• _Supplied entries_:
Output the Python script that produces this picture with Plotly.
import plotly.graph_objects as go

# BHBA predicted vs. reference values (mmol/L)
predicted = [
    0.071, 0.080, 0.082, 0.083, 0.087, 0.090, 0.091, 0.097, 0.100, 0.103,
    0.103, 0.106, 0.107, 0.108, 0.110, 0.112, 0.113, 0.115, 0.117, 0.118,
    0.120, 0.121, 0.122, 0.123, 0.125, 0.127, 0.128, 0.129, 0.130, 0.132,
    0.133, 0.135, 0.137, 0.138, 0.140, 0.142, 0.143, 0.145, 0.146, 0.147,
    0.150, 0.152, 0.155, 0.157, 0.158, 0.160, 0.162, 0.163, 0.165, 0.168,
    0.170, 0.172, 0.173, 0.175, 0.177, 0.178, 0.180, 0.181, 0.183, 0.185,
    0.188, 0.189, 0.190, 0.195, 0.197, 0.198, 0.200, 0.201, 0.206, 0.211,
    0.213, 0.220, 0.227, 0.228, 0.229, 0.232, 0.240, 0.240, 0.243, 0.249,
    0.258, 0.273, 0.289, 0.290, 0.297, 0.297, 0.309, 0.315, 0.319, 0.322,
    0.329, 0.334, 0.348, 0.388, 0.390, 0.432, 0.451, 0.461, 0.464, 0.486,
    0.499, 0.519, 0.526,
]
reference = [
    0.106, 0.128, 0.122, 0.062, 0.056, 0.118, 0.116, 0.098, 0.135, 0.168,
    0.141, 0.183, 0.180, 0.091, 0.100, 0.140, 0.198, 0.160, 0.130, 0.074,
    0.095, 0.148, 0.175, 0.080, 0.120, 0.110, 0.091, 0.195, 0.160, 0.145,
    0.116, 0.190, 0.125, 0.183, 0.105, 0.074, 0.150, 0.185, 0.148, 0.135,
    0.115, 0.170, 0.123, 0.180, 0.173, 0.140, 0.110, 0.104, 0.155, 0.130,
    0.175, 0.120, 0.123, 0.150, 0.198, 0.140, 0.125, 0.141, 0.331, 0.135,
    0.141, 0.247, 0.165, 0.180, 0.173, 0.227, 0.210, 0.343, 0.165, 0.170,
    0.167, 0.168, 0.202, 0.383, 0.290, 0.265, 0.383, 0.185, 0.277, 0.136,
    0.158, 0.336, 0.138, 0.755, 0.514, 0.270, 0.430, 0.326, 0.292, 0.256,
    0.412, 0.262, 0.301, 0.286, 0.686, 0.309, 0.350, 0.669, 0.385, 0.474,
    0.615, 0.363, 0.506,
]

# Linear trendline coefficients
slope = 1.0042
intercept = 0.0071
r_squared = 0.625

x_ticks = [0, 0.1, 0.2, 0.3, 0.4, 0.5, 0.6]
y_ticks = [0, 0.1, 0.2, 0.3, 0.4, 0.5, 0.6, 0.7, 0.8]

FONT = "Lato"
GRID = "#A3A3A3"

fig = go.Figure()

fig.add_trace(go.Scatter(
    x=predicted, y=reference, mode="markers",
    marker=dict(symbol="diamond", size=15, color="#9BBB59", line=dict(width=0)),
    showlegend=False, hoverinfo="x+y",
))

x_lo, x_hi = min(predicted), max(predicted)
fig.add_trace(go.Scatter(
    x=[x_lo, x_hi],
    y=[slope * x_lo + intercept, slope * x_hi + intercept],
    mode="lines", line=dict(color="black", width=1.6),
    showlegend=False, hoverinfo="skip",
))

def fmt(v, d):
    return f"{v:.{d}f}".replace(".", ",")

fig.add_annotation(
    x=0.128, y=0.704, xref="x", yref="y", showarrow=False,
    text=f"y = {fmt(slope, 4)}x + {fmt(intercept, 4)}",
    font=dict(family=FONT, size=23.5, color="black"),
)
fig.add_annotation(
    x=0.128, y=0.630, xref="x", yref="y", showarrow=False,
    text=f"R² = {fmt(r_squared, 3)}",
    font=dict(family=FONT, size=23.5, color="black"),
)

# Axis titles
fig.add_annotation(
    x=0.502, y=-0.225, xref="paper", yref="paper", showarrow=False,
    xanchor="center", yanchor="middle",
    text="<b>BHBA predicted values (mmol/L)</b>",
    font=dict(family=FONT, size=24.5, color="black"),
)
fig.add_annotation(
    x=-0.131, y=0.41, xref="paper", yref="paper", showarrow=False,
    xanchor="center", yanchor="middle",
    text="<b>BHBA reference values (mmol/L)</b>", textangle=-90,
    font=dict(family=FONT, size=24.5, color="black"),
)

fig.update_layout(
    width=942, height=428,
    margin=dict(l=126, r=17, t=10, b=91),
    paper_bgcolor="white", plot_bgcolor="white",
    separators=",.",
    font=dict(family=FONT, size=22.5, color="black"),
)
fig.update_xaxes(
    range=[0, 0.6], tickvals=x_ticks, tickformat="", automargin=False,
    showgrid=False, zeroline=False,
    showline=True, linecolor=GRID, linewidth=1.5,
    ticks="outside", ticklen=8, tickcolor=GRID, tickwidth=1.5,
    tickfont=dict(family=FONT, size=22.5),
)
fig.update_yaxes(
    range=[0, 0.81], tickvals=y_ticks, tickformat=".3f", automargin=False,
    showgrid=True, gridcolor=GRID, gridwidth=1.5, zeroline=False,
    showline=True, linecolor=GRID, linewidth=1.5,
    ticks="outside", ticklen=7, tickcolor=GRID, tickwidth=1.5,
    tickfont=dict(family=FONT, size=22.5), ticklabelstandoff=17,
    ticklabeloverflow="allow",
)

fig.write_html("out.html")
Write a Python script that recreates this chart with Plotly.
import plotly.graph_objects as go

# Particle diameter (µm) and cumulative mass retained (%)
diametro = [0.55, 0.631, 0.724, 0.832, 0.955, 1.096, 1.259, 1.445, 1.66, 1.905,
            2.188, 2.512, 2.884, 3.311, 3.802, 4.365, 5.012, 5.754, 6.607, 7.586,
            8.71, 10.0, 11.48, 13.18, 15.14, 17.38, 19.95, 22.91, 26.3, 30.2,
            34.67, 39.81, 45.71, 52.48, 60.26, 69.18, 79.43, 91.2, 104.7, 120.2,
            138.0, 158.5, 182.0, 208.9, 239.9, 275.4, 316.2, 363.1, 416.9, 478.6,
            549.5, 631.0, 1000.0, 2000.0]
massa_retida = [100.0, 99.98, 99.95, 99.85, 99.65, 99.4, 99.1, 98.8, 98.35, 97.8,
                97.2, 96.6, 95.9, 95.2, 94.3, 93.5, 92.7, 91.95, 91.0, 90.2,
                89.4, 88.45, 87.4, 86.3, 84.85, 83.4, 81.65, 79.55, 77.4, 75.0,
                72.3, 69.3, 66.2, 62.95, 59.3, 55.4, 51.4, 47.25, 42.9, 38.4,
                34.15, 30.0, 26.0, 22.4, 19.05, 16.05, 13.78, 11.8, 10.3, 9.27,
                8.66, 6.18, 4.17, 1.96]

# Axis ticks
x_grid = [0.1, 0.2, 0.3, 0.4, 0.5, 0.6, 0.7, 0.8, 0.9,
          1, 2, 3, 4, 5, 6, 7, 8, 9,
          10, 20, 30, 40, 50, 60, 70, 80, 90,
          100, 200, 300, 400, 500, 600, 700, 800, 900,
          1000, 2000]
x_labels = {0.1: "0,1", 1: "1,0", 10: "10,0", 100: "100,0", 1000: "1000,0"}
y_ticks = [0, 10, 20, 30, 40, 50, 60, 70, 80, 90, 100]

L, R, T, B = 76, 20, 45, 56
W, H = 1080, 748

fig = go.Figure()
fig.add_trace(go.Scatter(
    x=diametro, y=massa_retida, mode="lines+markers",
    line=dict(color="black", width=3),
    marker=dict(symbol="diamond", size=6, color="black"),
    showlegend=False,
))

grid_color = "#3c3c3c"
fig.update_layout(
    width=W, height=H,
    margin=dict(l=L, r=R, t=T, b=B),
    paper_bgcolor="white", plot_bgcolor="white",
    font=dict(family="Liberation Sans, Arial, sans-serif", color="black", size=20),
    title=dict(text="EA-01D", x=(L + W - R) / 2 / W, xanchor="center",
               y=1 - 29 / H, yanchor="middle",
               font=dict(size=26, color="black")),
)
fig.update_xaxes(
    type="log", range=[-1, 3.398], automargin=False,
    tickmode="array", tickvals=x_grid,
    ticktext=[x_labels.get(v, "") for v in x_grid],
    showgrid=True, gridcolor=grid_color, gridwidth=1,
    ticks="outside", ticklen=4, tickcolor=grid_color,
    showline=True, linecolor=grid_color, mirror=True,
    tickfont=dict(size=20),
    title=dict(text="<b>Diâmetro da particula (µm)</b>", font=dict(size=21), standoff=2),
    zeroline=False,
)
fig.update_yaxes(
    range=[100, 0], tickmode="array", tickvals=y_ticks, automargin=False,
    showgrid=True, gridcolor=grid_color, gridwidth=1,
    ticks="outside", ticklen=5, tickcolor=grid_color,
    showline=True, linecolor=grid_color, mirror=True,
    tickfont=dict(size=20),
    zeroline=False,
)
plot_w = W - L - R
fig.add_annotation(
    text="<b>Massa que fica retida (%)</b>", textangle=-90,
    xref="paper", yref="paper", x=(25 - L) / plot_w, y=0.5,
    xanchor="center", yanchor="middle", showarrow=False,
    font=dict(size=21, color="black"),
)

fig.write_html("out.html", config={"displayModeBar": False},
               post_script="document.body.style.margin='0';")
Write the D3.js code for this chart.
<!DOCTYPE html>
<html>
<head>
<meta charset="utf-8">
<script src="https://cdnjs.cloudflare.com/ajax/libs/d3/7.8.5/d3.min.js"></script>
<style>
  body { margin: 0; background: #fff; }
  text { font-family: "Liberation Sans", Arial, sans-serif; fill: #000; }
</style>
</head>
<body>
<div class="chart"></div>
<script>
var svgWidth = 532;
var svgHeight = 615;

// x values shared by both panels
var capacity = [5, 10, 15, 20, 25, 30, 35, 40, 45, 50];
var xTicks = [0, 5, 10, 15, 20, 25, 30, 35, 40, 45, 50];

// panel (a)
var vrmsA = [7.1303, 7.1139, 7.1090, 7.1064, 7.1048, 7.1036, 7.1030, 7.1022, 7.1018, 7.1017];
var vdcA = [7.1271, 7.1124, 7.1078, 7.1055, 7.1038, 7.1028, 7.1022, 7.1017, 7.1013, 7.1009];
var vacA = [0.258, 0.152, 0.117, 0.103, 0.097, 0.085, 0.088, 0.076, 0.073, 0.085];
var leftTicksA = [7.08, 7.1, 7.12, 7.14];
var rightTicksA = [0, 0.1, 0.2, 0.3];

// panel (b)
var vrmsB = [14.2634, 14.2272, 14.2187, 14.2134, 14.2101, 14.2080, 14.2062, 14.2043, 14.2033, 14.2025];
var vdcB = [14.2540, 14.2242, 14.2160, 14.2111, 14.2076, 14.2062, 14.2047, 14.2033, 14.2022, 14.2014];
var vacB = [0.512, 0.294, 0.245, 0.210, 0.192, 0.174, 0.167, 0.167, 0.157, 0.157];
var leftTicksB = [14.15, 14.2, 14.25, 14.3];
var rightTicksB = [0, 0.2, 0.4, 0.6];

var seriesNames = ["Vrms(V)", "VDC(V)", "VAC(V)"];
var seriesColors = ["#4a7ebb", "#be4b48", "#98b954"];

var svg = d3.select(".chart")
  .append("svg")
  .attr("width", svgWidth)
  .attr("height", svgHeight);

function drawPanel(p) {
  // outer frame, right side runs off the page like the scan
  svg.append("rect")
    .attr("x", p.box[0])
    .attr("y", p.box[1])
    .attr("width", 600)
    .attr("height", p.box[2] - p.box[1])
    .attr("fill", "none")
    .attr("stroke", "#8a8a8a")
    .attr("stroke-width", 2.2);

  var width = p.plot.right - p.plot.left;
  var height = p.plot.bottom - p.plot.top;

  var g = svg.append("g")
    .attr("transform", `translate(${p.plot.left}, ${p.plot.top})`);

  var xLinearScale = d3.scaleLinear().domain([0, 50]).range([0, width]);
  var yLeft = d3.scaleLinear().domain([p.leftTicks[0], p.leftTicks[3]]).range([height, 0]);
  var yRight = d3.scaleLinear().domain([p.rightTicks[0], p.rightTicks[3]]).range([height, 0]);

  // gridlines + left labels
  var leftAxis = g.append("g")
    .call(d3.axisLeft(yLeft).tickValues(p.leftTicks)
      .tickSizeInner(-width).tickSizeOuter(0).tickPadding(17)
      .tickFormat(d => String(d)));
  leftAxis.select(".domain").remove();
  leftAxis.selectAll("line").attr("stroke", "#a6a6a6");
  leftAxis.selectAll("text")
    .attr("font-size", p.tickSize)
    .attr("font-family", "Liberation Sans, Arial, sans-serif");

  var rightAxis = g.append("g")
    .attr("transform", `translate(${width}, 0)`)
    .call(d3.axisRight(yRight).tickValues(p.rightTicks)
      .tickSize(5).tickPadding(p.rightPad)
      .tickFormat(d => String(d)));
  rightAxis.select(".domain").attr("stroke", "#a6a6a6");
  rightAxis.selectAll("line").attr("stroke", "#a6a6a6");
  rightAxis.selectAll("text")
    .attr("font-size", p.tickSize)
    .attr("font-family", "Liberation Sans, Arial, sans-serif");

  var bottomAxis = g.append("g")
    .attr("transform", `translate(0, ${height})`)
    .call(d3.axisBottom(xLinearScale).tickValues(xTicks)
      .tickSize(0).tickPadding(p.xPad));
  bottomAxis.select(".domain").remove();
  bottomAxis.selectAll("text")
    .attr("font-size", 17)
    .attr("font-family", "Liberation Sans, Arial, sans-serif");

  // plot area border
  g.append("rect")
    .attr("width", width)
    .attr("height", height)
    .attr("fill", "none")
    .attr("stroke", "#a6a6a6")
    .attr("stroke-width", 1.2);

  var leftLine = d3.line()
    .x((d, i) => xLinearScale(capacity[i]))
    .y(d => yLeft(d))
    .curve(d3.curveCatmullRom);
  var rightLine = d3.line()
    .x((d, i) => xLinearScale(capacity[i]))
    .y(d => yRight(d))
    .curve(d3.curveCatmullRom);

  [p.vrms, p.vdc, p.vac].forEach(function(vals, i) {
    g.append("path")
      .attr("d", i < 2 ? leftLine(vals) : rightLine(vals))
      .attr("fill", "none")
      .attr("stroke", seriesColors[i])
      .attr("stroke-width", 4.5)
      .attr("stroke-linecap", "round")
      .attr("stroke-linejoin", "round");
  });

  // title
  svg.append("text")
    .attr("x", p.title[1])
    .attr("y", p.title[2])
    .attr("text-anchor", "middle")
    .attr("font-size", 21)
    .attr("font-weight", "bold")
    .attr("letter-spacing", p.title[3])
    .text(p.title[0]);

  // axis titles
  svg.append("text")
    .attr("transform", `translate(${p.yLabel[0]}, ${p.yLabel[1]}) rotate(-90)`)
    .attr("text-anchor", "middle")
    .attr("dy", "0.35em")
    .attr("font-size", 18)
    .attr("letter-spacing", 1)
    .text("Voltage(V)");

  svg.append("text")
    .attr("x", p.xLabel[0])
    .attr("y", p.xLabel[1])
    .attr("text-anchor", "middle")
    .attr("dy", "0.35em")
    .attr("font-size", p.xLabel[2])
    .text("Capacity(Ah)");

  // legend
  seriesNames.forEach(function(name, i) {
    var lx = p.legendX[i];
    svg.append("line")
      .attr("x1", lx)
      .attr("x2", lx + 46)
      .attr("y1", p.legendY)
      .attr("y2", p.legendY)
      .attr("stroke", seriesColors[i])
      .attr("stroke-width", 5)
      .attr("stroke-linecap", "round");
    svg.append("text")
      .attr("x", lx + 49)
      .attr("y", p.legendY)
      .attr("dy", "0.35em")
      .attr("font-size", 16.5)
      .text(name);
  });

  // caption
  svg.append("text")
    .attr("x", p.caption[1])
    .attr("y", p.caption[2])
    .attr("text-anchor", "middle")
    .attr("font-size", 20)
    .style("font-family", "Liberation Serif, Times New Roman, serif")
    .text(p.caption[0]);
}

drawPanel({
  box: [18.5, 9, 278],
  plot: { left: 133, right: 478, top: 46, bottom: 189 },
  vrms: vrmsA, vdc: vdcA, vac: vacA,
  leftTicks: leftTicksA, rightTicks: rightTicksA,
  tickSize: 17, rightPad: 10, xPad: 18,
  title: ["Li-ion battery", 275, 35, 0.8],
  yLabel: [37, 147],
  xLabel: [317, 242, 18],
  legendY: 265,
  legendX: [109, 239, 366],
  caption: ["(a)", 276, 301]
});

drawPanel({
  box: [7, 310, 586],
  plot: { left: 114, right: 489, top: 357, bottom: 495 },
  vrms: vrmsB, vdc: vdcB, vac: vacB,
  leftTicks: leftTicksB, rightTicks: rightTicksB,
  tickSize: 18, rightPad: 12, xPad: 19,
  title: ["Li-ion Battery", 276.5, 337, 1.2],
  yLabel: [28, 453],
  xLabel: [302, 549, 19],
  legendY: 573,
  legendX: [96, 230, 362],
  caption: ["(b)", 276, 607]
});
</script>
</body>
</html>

• _Work instructions_:
Quote the data above from the line containing "Write the D3.js code for this chart." to the line containing "var svgHeight = 615;", inclusive, and stop.

• _Solution to this exercise_:
Write the D3.js code for this chart.
<!DOCTYPE html>
<html>
<head>
<meta charset="utf-8">
<script src="https://cdnjs.cloudflare.com/ajax/libs/d3/7.8.5/d3.min.js"></script>
<style>
  body { margin: 0; background: #fff; }
  text { font-family: "Liberation Sans", Arial, sans-serif; fill: #000; }
</style>
</head>
<body>
<div class="chart"></div>
<script>
var svgWidth = 532;
var svgHeight = 615;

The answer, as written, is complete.